Image de la semaine | 23/11/2020
Les canyons dans la molasse miocène du Bas Dauphiné
23/11/2020
Résumé
Érosion dans la molasse grésifiée : canyon, figures sédimentaires et formes dues à une grésification irrégulière.
L'érosion récente a creusé des “mini-canyons” dans les grès molassiques de Haute-Savoie, de Savoie, de l'Isère, de la Drome… Grès dont nous avons observé les chenaux, les flute casts et les galets mous les trois dernières semaines. Certains de ces mini-canyons sont réputés et peuvent se visiter comme le Canyon du Castran près de Frangy (Haute-Savoie). D'autres sont méconnus de tous (sauf des habitants des villages voisins) mais peuvent se découvrir au hasard de promenades ou de prospection dans les chemins creux et des bords de ruisseau du Bas Dauphiné (Isère et Drôme). La vigueur de l'érosion et la “jeunesse” de ces mini-canyons peut étonner. Il ne faut pas oublier que la molasse miocène locale est largement recouverte de formations glaciaires (moraines). La surface topographique est donc géologiquement très jeune (130 000 ans pour les moraines du Riss, 20 000 ans pour celles du Würm). Les petits cours d'eau n'ont pas encore atteint leur profil d'équilibre et leur érosion est encore vigoureuse.
Nous allons vous faire visiter un de ces canyons méconnus, plus pour l'étrangeté des paysages incongrus dans ce pays de collines basses que pour étudier la molasse que nous avons découverte ces trois dernières semaines. Ce canyon est parcouru par un ruisseau à faible débit, débit suffisant pour rendre la progression malaisée (hors période de sécheresse) mais insuffisant pour faire du canyoning. Pendant la sécheresse de l'été 2020, le ruisseau était réduit à quelques flaques d'eau et le canyon était parcourable sur la majorité de son tracé. Parce que la partie étroite de ce canyon n'est pas parcourue par un sentier, parce qu'il est très fragile et ne supporterait pas une fréquentation importante, parce que ses parois sont parfois instables et sujettes à des éboulements potentiels, nous ne le localiserons pas avec précisions. Aux lecteurs de Lyon, Grenoble ou Valence de le découvrir lors de leurs escapades et explorations géologiques dominicales.

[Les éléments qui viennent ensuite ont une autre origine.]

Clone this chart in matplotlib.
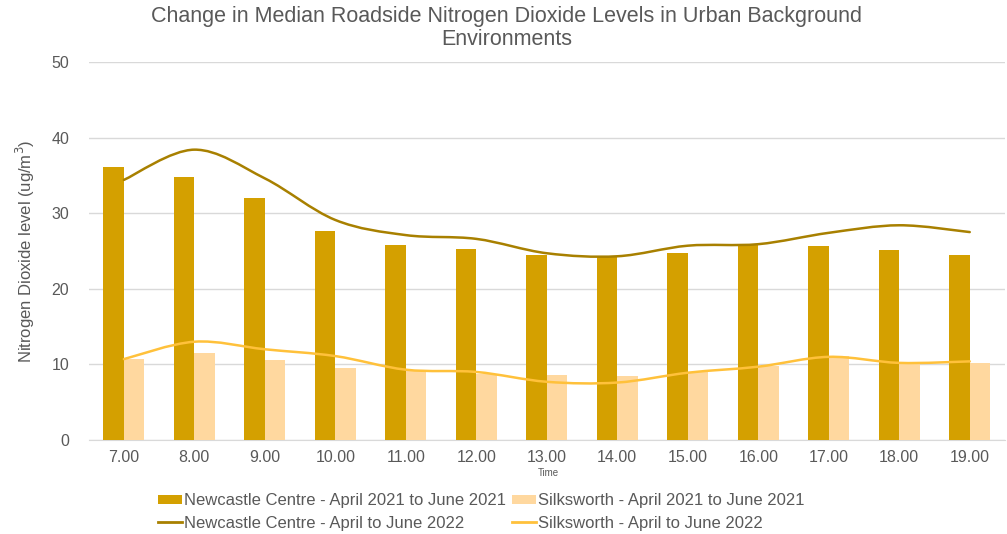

Il y a encore de belles découvertes géologiques à faire en France !
Les grès molassiques miocènes péri-alpins ont souvent une remarquable tenue face aux glissements de terrain et éboulements, ce qui permet aux ruisseaux de creuser des canyons aux parois verticales et à celles-ci de persister des siècles et des siècles. Cette propriété mécanique des falaises de la molasse a été utilisée par les hommes pour creuser des abris, peut-être initialement des carrières de grès, mais vite reconverties en champignonnières, entrepôts et hangars, voire habitations troglodytiques (cf. Craie tuffeau et cavités troglodytiques du Val de Loire). La plupart de ces cavités sont maintenant abandonnées, mais on peut faire de belles “découvertes” en se promenant dans le triangle Lyon-Voiron-Valence.
Outre ces paysages inattendus dans le Bas Dauphiné, ce canyon permet de revoir ce que nous avons vus les trois dernières semaines le long de la rue Paul Descartes à Saint-Fons (Rhône), à savoir stratifications obliques, flute casts, grésifications irrégulières… Nous verrons la semaine prochaine quelques aspects de cette grésification que la notice de la carte géologique de Givors décrit comme « capricieusement consolidé en molasse gréseuse ».